Friday, December 29, 2006

Penetrating the Narcissist Disguise

How is it possible to maximize one's chances of penetrating the almost impenetrable disguises of the character disordered? And how do we keep ourselves from falling into the web of their deceitful scheming?

First, it is a mistake to decide never to trust another human being. There are many honest persons who are entirely trustworthy. But there is a difference between trusting another and trusting in another. We ought not to forget that every man is fundamentally a man: "It is better to take refuge in the Lord than to trust in man. It is better to take refuge in the Lord than to trust in princes" (Ps 118, 8-9).

We should also learn to cultivate a kind of "spiritual Kantianism"; for it was the German philosopher Immanuel Kant who distinguished between phenomenon (appearance, or the world as it appears to us) and noumenon (the thing in itself, insofar as it is not an object of our sensible intuition). This distinction may not be sound epistemology, for it led ultimately to Idealism and Post-Modernism, but we should nonetheless understand that things are not always as they appear to be. Evil is brilliantly inconspicuous: "There is a wickedness which is unscrupulous but nonetheless dishonest, and there are those who misuse kindness to win their case. There is the person who will walk bowed down with grief, when inwardly this is nothing but deceit: he hides his face and pretends to be deaf, if he is not unmasked, he will take advantage of you. There is the person who is prevented from sinning by lack of strength, yet he will do wrong when he gets the chance" (Si 19, 20-30).

Anyone who goes for a stroll in a posh residential neighborhood naturally assumes that the interior of the houses are for the most part as attractive as their exterior. No one, upon entering, expects to find a desolate interior, that is, a mass of rubble. But some human beings are not always whom we expect them to be; for we naturally project our own basic character traits onto others. But this is not always prudent: "Someone with a sly wink is plotting mischief, no one can dissuade him from it. Honey-tongued to your face, he is lost in admiration at your words; but behind your back he has other things to say, and turns your words into a stumbling-block" (Si 27, 22-23).
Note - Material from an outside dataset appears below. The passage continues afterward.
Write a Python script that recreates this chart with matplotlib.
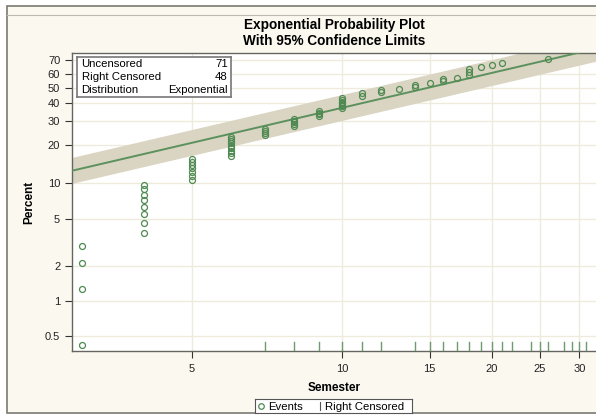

The character disordered are highly intuitive. Samuel Vaknin writes: "The narcissist, above all, is a shrewd manipulator of human character and its fault lines." Moreover, he "is possessed of an uncanny ability to psychologically penetrate others." If we do not wish to find ourselves cooperating in the underhanded schemes of the character disordered, we must decide from the outset never to compromise justice, nor do evil that good may come of it. We ought to commit to frequent confession, for unrepented sin can lead us to becoming permissive under the guise of being tolerant and forgiving. But the permissive are not forgiving, only indifferent. The unrepentant excuse themselves, and motivated by an unconscious desire to be excused by others (not forgiven, which implies confession and contrition), he will readily excuse the faults and failings of others, obliging them to do likewise. Hence, the current widespread approbation of tolerance as the perfection of justice. But tolerance is not necessarily a virtue, for there is a great deal that love refuses to tolerate. Again, such confusion only establishes the conditions that the character disordered depend upon in order to keep themselves from being exposed. We can undermine such conditions by praying that we might be given a horror of sin and by cultivating a hatred of injustice.

To keep oneself from being fooled by the narcissist whose facade includes Catholicism, we only have to remain faithful to Peter. The narcissist cannot help but defy authority, and if he is highly intelligent, his dissent will be subtle and covert. He will be loved by the majority for his "progressive" and "compassionate" posture, but he cannot afford to be too overt in his liberalism. If he is ordained, he will plot for ecclesiastical office, for he is not content with the humble and obscure life of a simple priest, which is why as a priest, his ministry almost always takes on a theatrical hue. He will do things out of the ordinary, often subtly unorthodox, things that call attention to himself and make him popular with a particular contingent of the parish. But underneath the facade, nonetheless, lurks a man who is anything but compassionate, as some people eventually discover.

By remaining faithful to Peter, one takes a path that ultimately the narcissist cannot follow. It is by virtue of this fidelity that we share in the benefits of Christ's prayer for Peter: "Simon, Simon! Look, Satan has got his wish to sift you all like wheat; but I have prayed for you, Simon, that your faith may not fail, and once you have recovered, you in your turn must strengthen your brothers" (Lk 22, 31). All of them will be sifted like wheat, but Peter will not fail, not by virtue of his own strength -- from this angle, he failed -- , but by virtue of Christ's prayer for him. There will be made available to us all sorts of solid objects for us to hold onto that will provide the appearance of stability, but these solid objects are only floating debris, pushed along by the current. Only the rock (petros) embedded into the river floor is truly stable and unyielding. Hang onto that, and we resist the passing current of deceptive ideas and ever changing mores.